Rhode Island Commissioner of Education
- In office 1905–1935
- Preceded by: Thomas B. Stockwell
- Succeeded by: James F. Rockett

Vermont Superintendent of Education
- In office 1900–1905
- Preceded by: Mason S. Stone
- Succeeded by: Mason S. Stone

Personal details
- Born: November 22, 1855 Wilton, Maine, US
- Died: November 4, 1941 (aged 85) Laconia, New Hampshire, US
- Resting place: Evergreen Cemetery, Portland, Maine
- Political party: Republican
- Spouses: Mary Snowman ​ ​(m. 1879; died 1885)​; Mabel C. Bemis ​(m. 1889)​;
- Children: 5
- Education: Bates College (AB, AM, LLB) University of Vermont (AM)
- Profession: Educator

= Walter Ranger =

American educator (1855–1941)

Walter Eugene Ranger (November 22, 1855 – November 4, 1941) was an American academic administrator who served as the president of Johnson State College in Vermont and was commissioner of education in Vermont and Rhode Island.

==Early life==
Ranger was born on November 22, 1855 in Wilton, Maine. He was the seventh son and fourteenth child of Peter and Eliza (Smith) Ranger. He attended common school and prepared for college at the Wilton Academy. He earned his bachelor's (1879) and Master of Arts (1883), and Bachelor of Laws (1907) degrees from Bates College as well as a Master of Arts degree from the University of Vermont (1902).

==Career==
Ranger was the principal of the Nichols Latin School in Lewiston, Maine during the 1879–80 school year. He then served as the principal Lenox High School in Lenox, Massachusetts until 1883. From 1883 to 1896, he was the principal of the Lyndon Institute. Under his leadership, the school grew from 53 students and four teachers to 245 students and ten teachers.

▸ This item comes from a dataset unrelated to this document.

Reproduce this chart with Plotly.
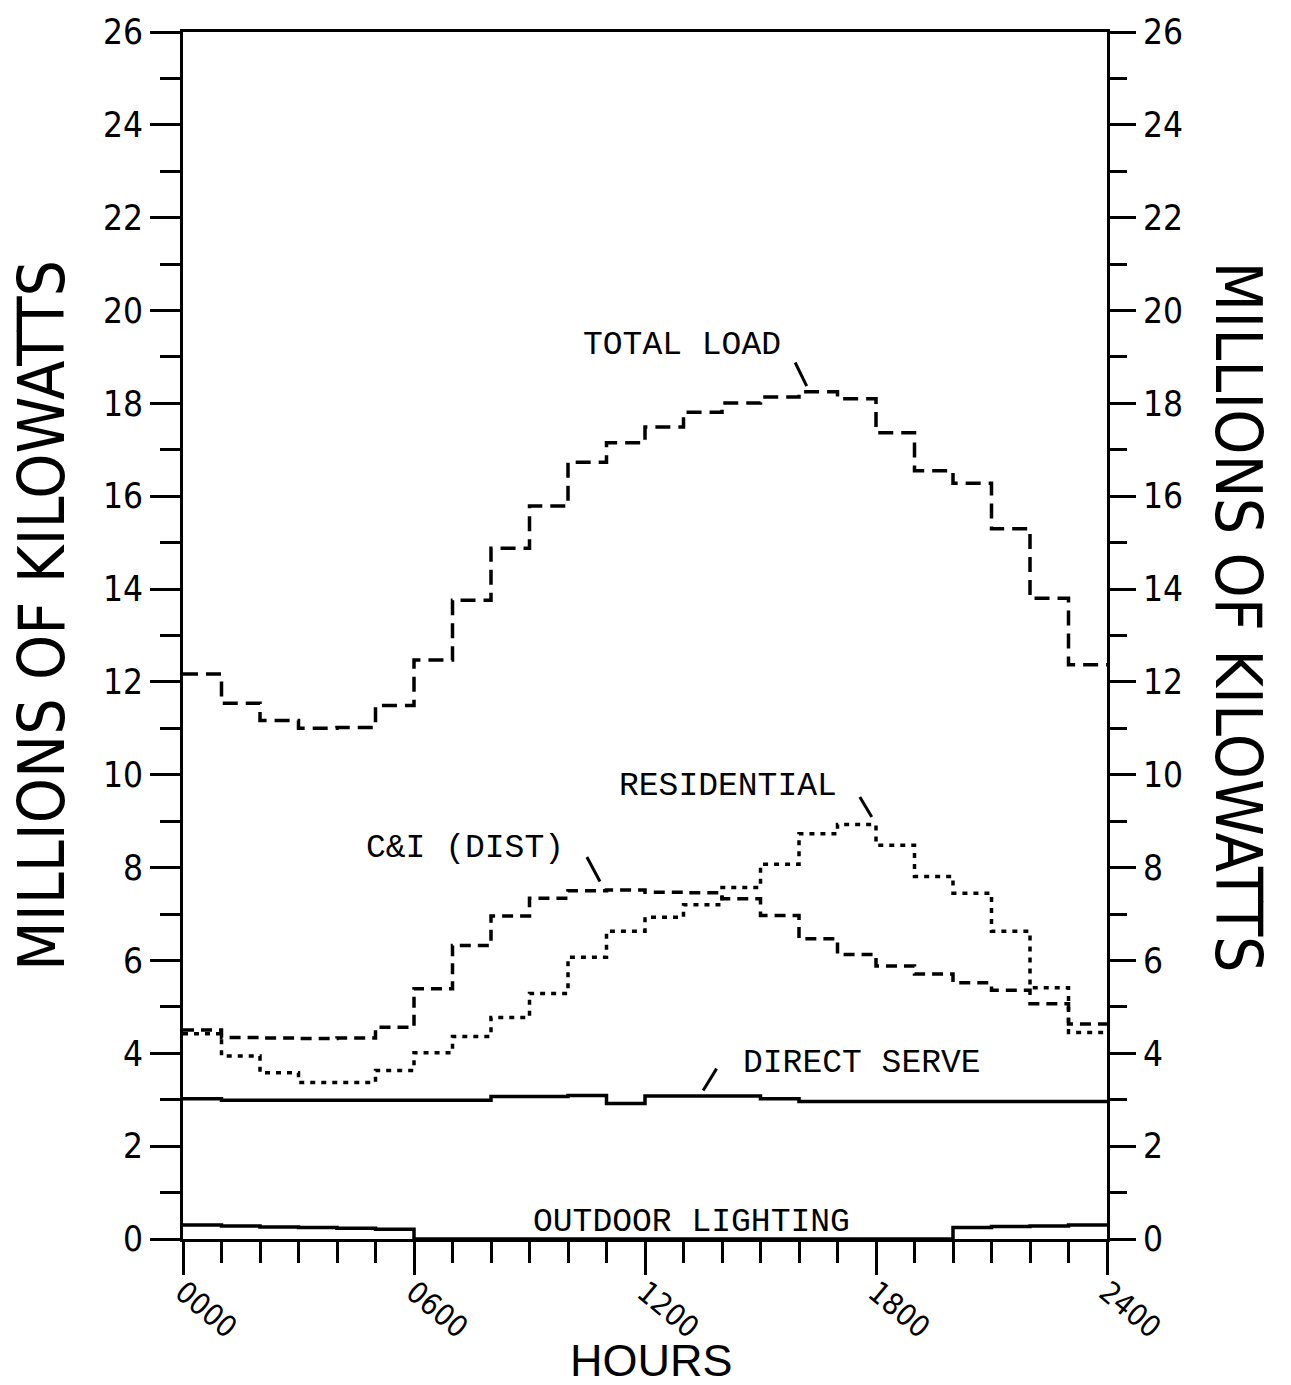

From 1896 to 1900, Ranger was the principal of the Johnson State Normal School. In 1900, he was unanimously elected state superintendent of public instruction by the Vermont General Assembly. He then served as Rhode Island's commissioner of education from 1905 until his retirement in 1935.

==Personal life==
In 1879, Ranger married Mary Snowman of Portland, Maine. They had two children who both predeceased Ranger. Mary Ranger died in 1885. In 1889, he married Mabel C. Bemis of Lyndonville, Vermont. They had two sons and one daughter.

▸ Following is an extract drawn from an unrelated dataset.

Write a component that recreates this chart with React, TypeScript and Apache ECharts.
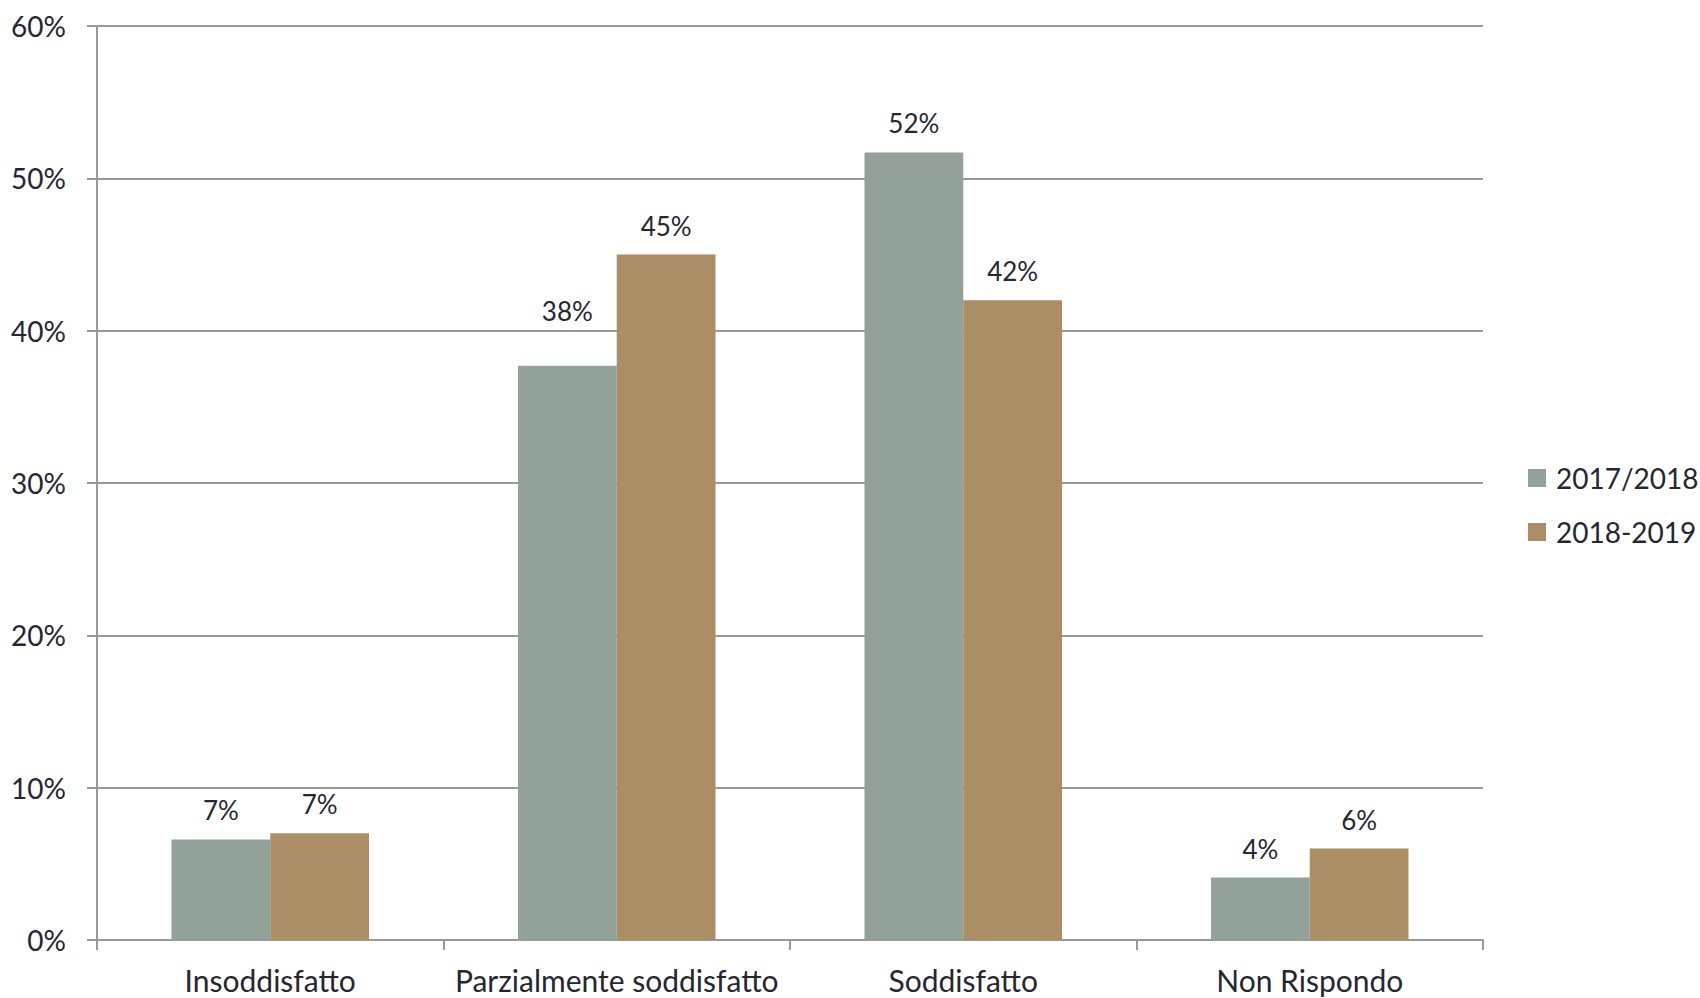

Ranger was a Congregationalist, a member of the Republican Party, and a 33rd degree Mason who once served as grand master of the Grand Lodge of Vermont. In 1881, he and four classmates purchased Garnet Point, a summer colony in Moultonborough, New Hampshire.

Ranger died on November 4, 1941 in Laconia, New Hampshire after a three-week illness.